Allport puts it very well.
I would not necessarily associate Allport with this line, I want to excuse him if he does not share this view, but both David Edgerton and I regard strategic bombing as a weapon that was chosen not merely accidentally by Britain. It was not just a matter of industrial capacity and the lack of alternative means to strike at Germany after 1940. Maximum effort strategic bombing was a distinctly liberal mode of war-fighting. For me the key reference point remains David Edgerton essay on “liberal militarism”, which somehow slipped past the editors at New Left Review in 1991.

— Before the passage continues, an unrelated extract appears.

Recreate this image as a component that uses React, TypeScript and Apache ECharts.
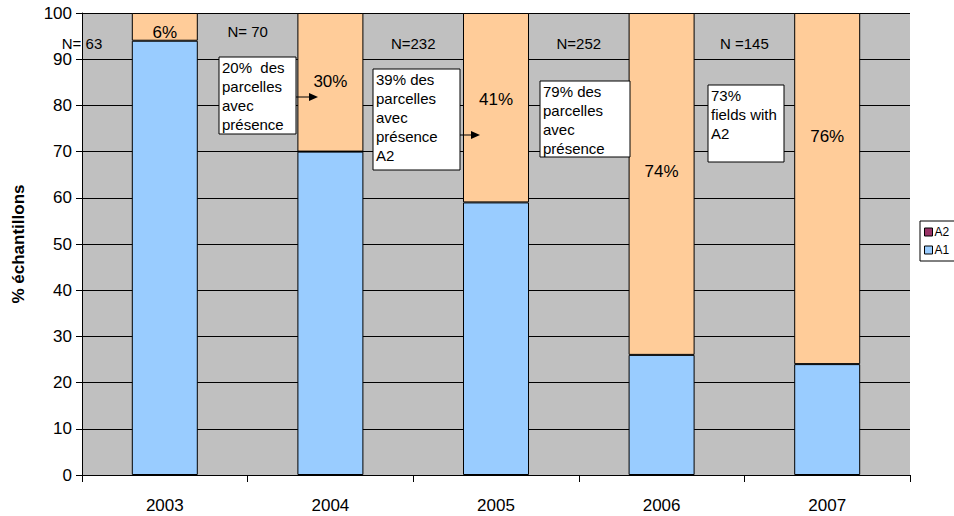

As Edgerton argues, conventional narratives of British power have a hard time acknowledging where power and resources have historically been concentrated within the British state. And this goes for many critical takes on British imperial power as well. As I put it in reply to Enzo Taverso some time ago, strategic air war was a
distinctively liberal mode of total war – deploying a comparative advantage in high-tech weaponry to disrupt the enemy home front, while satisfying the desire for punishment and putting only a relatively small number of personnel in harm’s way. Antony Beevor recently remarked that the mediocre fighting performance of the British army on D-day and its tendency to rely on bludgeoning firepower reflected a“trade union consciousness”. Though dripping with contempt, it is a phrase that points to precisely what is missing from Traverso’s study of the politics of the age of extremes. Traverso prefers the martyrs of the communist resistance to the tea-drinking Tommies who crushed nazism with weapons of mass destruction. He insists that we learn more from the vantage point of the vanquished than from that of the victors. But the result is a caricature, which falls short of its own commendable ambition. If the aim is to destabilise liberal complacency by showing how civil conflict was sublimated into the great wars that shaped contemporary Europe, we need a more capacious and less literal-minded account than this.
Right the way back to “light-touch” aerial policing of the Middle East after World War I - Empire on the cheap that avoided putting “boots on the ground”, as Churchill argued - airpower has been an essential element in the arsenal of liberal (imperial) power. Another way of thinking the connection to liberalism - more Schmittian in its inspiration - has been more recently provided by Nick Mulder and his brilliant study of World War I, the Allied blockade and the economic weapon.
If as Geoff Mann argues, the essence of Keynesian liberalism is the way that it operates on the boundary between the economic and the political, then strategic air war is the militarized version of that. Not for nothing the analysis first of the blockade and then of the air war, was a high-road through which economic expertise entered modern government. The list of luminaries involved in the 1940s in the analysis of strategic air war is extraordinary. That the economists were often critics of the bombing campaign highlights the double-edged quality of expertise and its engagement in politics. Modern government engages in perpetual self-problematization. It is a place where, in Natasha Lennard’s terms, certainty and uncertainty mingle.
Alan Allport’s thread offers an excellent list of suggested reading on Hamburg and the history of bombing. From the German side I would add Alexander Kluge’s Air Raid which like Middlebrook, Deighton and others explores the radical modernist, multi-perspectival nature of the bombing war.
Kluge who went on to be one of West Germany’s leading cultural and critical theorists survived the war in Halberstadt which on 8 April 1945 was subjected to a devastating and yet largely accidental attack. This from the Suhrkamp webpage.
1.5 million cubic metres of debris and rubble: On April 8, 1945, the German city of Halberstadt was heavily bombed by US-forces. The American bomber squadrons had been redirected to Halberstadt as their originally intended targets were hidden under cloud cover and it was too late for them to turn back to their base. And Halberstadt, which, as a mid-sized city without any special industry or any strategic importance, wouldn’t have been on the radar of the Allied Forces, had to bear the brunt of the final days of World War II.
Thus Halberstadt entered the list of destruction that ends with Nagasaki five months later.